We are told that rebirth is like lighting a candle. Just before a candle burns out, one can light a new candle with the flame from the dying candle. The first flame then dies out and the other one grows strong. They are not the same flame, but it is the energy from the former that brings the latter to life. So it is, we are told, with rebirth. Although there is no unified "self" to be reborn (see yesterday's post), there is a certain continuity between one life and the next, a migration of energies from one to the other.


"But wait," I say, "what is it that is reborn? What is it that continues from one life to the next?"

Clearly, the body, the physical organism that we think of as "self," dies with us. It is cremated or decomposes, and is reconstituted into the environment. So, the body (rupa) is not reborn.

Our feelings and sensations (vedana), the sensory data gathered by our eyes, ears, nose and other sense organs, must also cease when the body dies. When the switch is flipped, the lights go out, and no there is no more data input for the mind to receive. So, vedana is not reborn.

Perhaps it is our thinking mind (samjna), the mechanism by which sensations become ideas, that is reborn. Without rupa and vedana, samjna is like a disembodied head, incapable of doing anything. So it seems that it is not our thinking, conceptualizing mind that is reborn.

What about vijnana, consciousness? This is what most of us think of when we think of our sense of "self." When something goes bump in the night, it is consciousness that says, "Hey, there's something out there." The ears (vedana) pick up the sound, the thinking mind (samjna) registers it, and consciousness identifies it as something beyond the body (rupa). Could it be consciousness that is reborn?

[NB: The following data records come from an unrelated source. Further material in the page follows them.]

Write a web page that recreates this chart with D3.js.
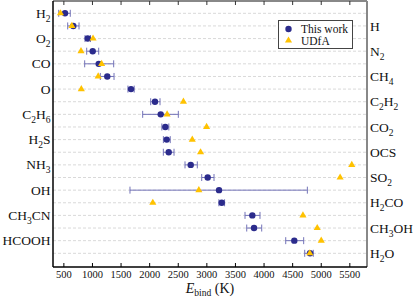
<!DOCTYPE html>
<html><head><meta charset="utf-8">
<script src="https://cdn.jsdelivr.net/npm/d3@7"></script>
<style>body{margin:0;background:#fff}svg{display:block}text{font-family:"Liberation Serif","DejaVu Serif",serif}</style>
</head><body><svg id="c" width="415" height="298"></svg>
<script>
const species = ["H2","H","O2","N2","CO","CH4","O","C2H2","C2H6","CO2","H2S","OCS","NH3","SO2","OH","H2CO","CH3CN","CH3OH","HCOOH","H2O"];
const thisWork = [520,665,917,1004,1109,1259,1674,2093,2193,2274,2298,2333,2718,3015,3213,3260,3795,3825,4529,4804];
const errLow  = [410,567,870,899,864,1137,1620,2018,1878,2213,2240,2239,2618,2910,1656,3210,3667,3697,4379,4711];
const errHigh = [612,765,965,1109,1371,1377,1730,2181,2501,2335,2360,2426,2833,3125,4757,3310,3929,3959,4693,4861];
const udfa = [440,640,1010,800,1160,1100,805,2590,2305,2995,2745,2890,5534,5330,2860,2055,4680,4930,5000,4800];
const xTicks = [500,1000,1500,2000,2500,3000,3500,4000,4500,5000,5500];
const legendLabels = ["This work","UDfA"];

const svg = d3.select("#c");
const L=53,R=367,T=1,B=267;
const x = d3.scaleLinear().domain([310,5800]).range([L,R]);
const y = d3.scalePoint().domain(species).range([13.3,253.3]);
const blue="#2b2b8c", errC="#7373b8", gold="#ffc200";

// grid lines
svg.append("g").selectAll("line").data(species).join("line")
  .attr("x1",L).attr("x2",R).attr("y1",d=>y(d)).attr("y2",d=>y(d))
  .attr("stroke","#d9d9d9").attr("stroke-width",1).attr("stroke-dasharray","3,2");

// frame
svg.append("line").attr("x1",L).attr("x2",R).attr("y1",T).attr("y2",T).attr("stroke","#888").attr("stroke-width",2);
svg.append("line").attr("x1",R).attr("x2",R).attr("y1",T).attr("y2",B).attr("stroke","#888").attr("stroke-width",2);
svg.append("line").attr("x1",L).attr("x2",L).attr("y1",T).attr("y2",B).attr("stroke","#000").attr("stroke-width",1.5);
svg.append("line").attr("x1",L).attr("x2",R).attr("y1",B).attr("y2",B).attr("stroke","#000").attr("stroke-width",1.5);

// ticks
const tg = svg.append("g");
tg.selectAll("line.b").data(xTicks).join("line").attr("class","b")
  .attr("x1",d=>x(d)).attr("x2",d=>x(d)).attr("y1",B).attr("y2",B-4).attr("stroke","#000");
tg.selectAll("line.t").data(xTicks).join("line").attr("class","t")
  .attr("x1",d=>x(d)).attr("x2",d=>x(d)).attr("y1",T).attr("y2",T+4).attr("stroke","#333");
tg.selectAll("text").data(xTicks).join("text")
  .attr("x",d=>x(d)).attr("y",278).attr("text-anchor","middle").attr("font-size",10.5).attr("fill","#111").text(d=>d);

// axis title
const at = svg.append("text").attr("x",210).attr("y",293).attr("text-anchor","middle").attr("font-size",14).attr("fill","#111");
at.append("tspan").attr("font-style","italic").text("E");
at.append("tspan").attr("font-size",9.5).attr("dy",2.5).text("bind");
at.append("tspan").attr("dy",-2.5).text(" (K)");

// species labels
function formula(sel, s){
  const parts = s.match(/[0-9]+|[^0-9]+/g);
  let sub=false;
  parts.forEach(p=>{
    const isNum=/^[0-9]+$/.test(p);
    const t = sel.append("tspan").text(p);
    if(isNum && !sub){t.attr("font-size",9.5).attr("dy",4);sub=true;}
    else if(!isNum && sub){t.attr("dy",-4);sub=false;}
  });
}
species.forEach((s,i)=>{
  const left = i%2===0;
  const t = svg.append("text").attr("x",left?50.5:370).attr("y",y(s)+4.6)
    .attr("text-anchor",left?"end":"start").attr("font-size",13.5).attr("fill","#111");
  formula(t,s);
});

// error bars
const eg = svg.append("g").attr("stroke",errC).attr("stroke-width",1);
species.forEach((s,i)=>{
  const yy=y(s);
  eg.append("line").attr("x1",x(errLow[i])).attr("x2",x(errHigh[i])).attr("y1",yy).attr("y2",yy);
  eg.append("line").attr("x1",x(errLow[i])).attr("x2",x(errLow[i])).attr("y1",yy-3.5).attr("y2",yy+3.5);
  eg.append("line").attr("x1",x(errHigh[i])).attr("x2",x(errHigh[i])).attr("y1",yy-3.5).attr("y2",yy+3.5);
});
// circles
svg.append("g").selectAll("circle").data(species).join("circle")
  .attr("cx",(d,i)=>x(thisWork[i])).attr("cy",d=>y(d)).attr("r",3.2).attr("fill",blue);
// triangles
const tri = d3.symbol().type(d3.symbolTriangle).size(22);
svg.append("g").selectAll("path").data(species).join("path")
  .attr("d",tri).attr("transform",(d,i)=>`translate(${x(udfa[i])},${y(d)})`).attr("fill",gold);

// legend
const lg = svg.append("g");
lg.append("rect").attr("x",278.5).attr("y",20.5).attr("width",74).attr("height",28)
  .attr("fill","#fff").attr("stroke","#444").attr("stroke-width",1);
lg.append("circle").attr("cx",288.5).attr("cy",29).attr("r",3.2).attr("fill",blue);
lg.append("path").attr("d",tri).attr("transform","translate(288.5,40.5)").attr("fill",gold);
lg.selectAll("text").data(legendLabels).join("text")
  .attr("x",301).attr("y",(d,i)=>33.2+i*11.3).attr("font-size",11.5).attr("fill","#111").text(d=>d);
</script></body></html>
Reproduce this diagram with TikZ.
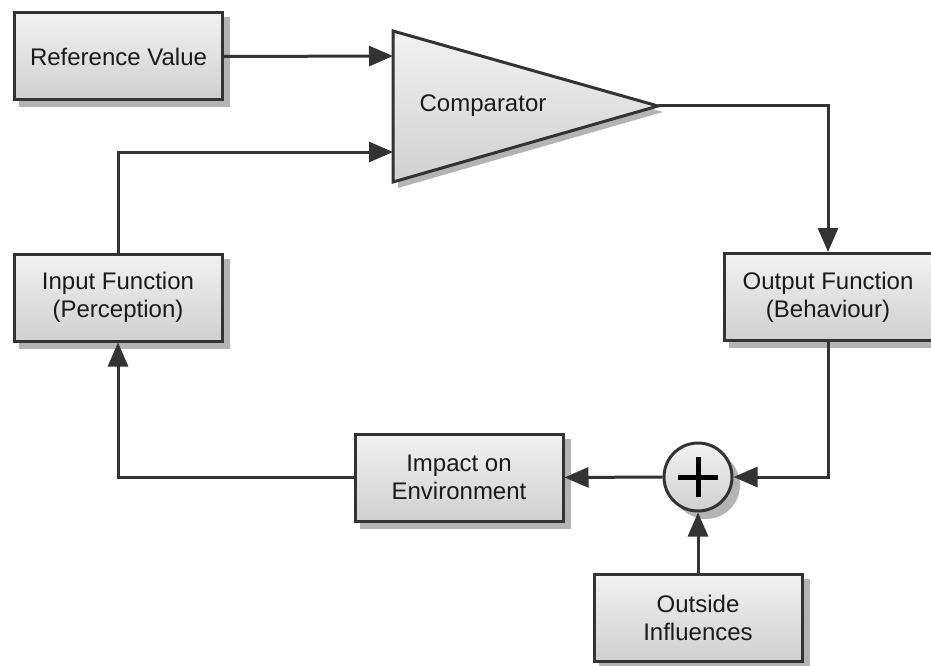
\documentclass[tikz,border=0pt]{standalone}
\usepackage{fontspec}
\setmainfont{Liberation Sans}
\usetikzlibrary{arrows.meta,backgrounds}
\definecolor{linec}{HTML}{333333}
\definecolor{topc}{HTML}{F2F2F2}
\definecolor{botc}{HTML}{D0D0D0}
\definecolor{shadc}{HTML}{B4B4B4}
\definecolor{txtc}{HTML}{1A1A1A}
\tikzset{
  blk/.style={draw=linec, line width=3pt, top color=topc, bottom color=botc,
    minimum width=208pt, minimum height=87pt, align=center, text=txtc,
    font=\fontsize{24}{28}\selectfont, inner sep=0pt},
  conn/.style={draw=linec, line width=3pt, -{Triangle[length=24pt,width=20pt]}},
  plain/.style={draw=linec, line width=3pt},
  shad/.style={fill=shadc}
}
\begin{document}
\begin{tikzpicture}[x=1pt,y=-1pt]
\useasboundingbox (0,0) rectangle (931,666);
% comparator
\coordinate (cA) at (393,31);
\coordinate (cB) at (393,182);
\coordinate (cTip) at (658,106);
\coordinate (cin1) at (393,56);
\coordinate (cin2) at (393,152);
\fill[shad] ([shift={(5,6)}]cA) -- ([shift={(5,6)}]cB) -- ([shift={(5,6)}]cTip) -- cycle;
\shade[draw=linec, line width=3pt, line join=miter, top color=topc, bottom color=botc] (cA) -- (cB) -- (cTip) -- cycle;
\node[text=txtc, font=\fontsize{24}{28}\selectfont] (cmp) at (483,106) {Comparator};
% blocks
\node[blk] (rv) at (118.5,56.5) {Reference Value};
\node[blk] (inp) at (118,297.5) {Input Function\\(Perception)};
\node[blk] (out) at (828,297) {Output Function\\(Behaviour)};
\node[blk] (imp) at (459,477.5) {Impact on\\Environment};
\node[blk] (oi) at (698,617.5) {Outside\\Influences};
\node[circle, draw=linec, line width=3pt, top color=topc, bottom color=botc, minimum size=68pt, inner sep=0pt] (sum) at (698,477) {};
\draw[line width=5pt, black] ([xshift=-20pt]sum.center) -- ([xshift=20pt]sum.center);
\draw[line width=5pt, black] ([yshift=-20pt]sum.center) -- ([yshift=20pt]sum.center);
\begin{scope}[on background layer]
  \foreach \n in {rv,inp,out,imp,oi}{
    \fill[shad] ([shift={(6,6)}]\n.south west) rectangle ([shift={(6,6)}]\n.north east);
  }
  \fill[shad] ([shift={(8,8)}]sum.center) circle (34);
\end{scope}
% connectors
\draw[conn] (rv.east) -- (cin1);
\draw[conn] (inp.north) |- (cin2);
\draw[conn] (cTip) -| (out.north);
\draw[conn] (out.south) |- (sum.east);
\draw[conn] (sum.west) -- (imp.east);
\draw[conn] (oi.north) -- (sum.south);
\draw[conn] (imp.west) -| (inp.south);
\end{tikzpicture}
\end{document}
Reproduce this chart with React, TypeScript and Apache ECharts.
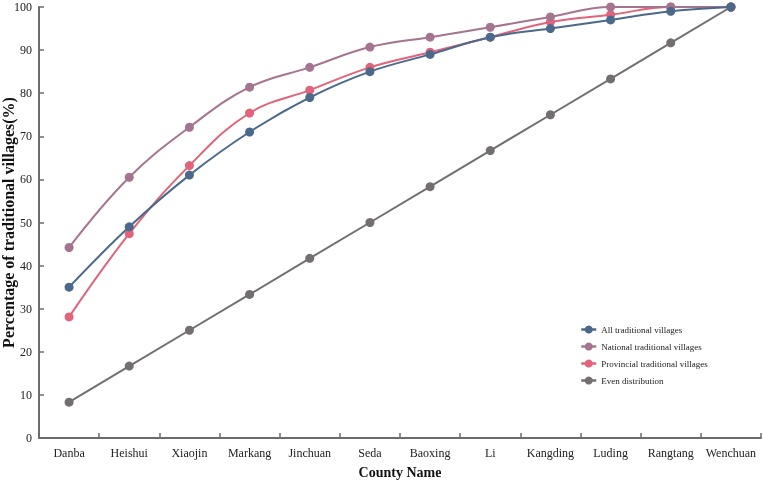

But what about the last thread in the strand: samskara, our habit energy, our motivations and volitions? It is samskara that gives our actions karmic significance. Without motivation or volition, an action may create ripples, but it does not resonate with karma. It is karma that follows us from the moment of our birth to the moment of our last breath, and even beyond. It therefore must be samskara that survives the death of the physical body, since it is to samskara that karma attaches.

...

Or so many teachers have taught.

But perhaps it does not matter what is reborn. Zen Masters like Seung Sahn would say there is no use arguing about such things that cannot be known. Accept it with a "don't know mind," they would say. They say it is best to give up such intellectual pursuits, wake up and let go of samsara and worldly suffering by living in accordance with the Eighthold Path and the Precepts. Perhaps they are right that I could make better use of my mental energies to practice mindfulness and selflessness, rather than get tangled up in the thicket of Buddhist logic and cosmology.

Namaste.

1 comment:

Anonymous said...

I get the feeling that some of the more difficult philisophical ordinances of Buddhism like reincarnation are beyond my understanding because I have not been exposed to them consistently since childhood. My experience is on a different plane of thought. However, I still can understand the basics of Buddhism and can apply Buddhist practices to my life. As I go, however, (and this is my point), I understand more and more the unfamiliar concepts of Buddhism. For the most part, they seem to be truths which can be realized eventually by anyone on a spiritual path, and so I hope they will fall into place for me as well.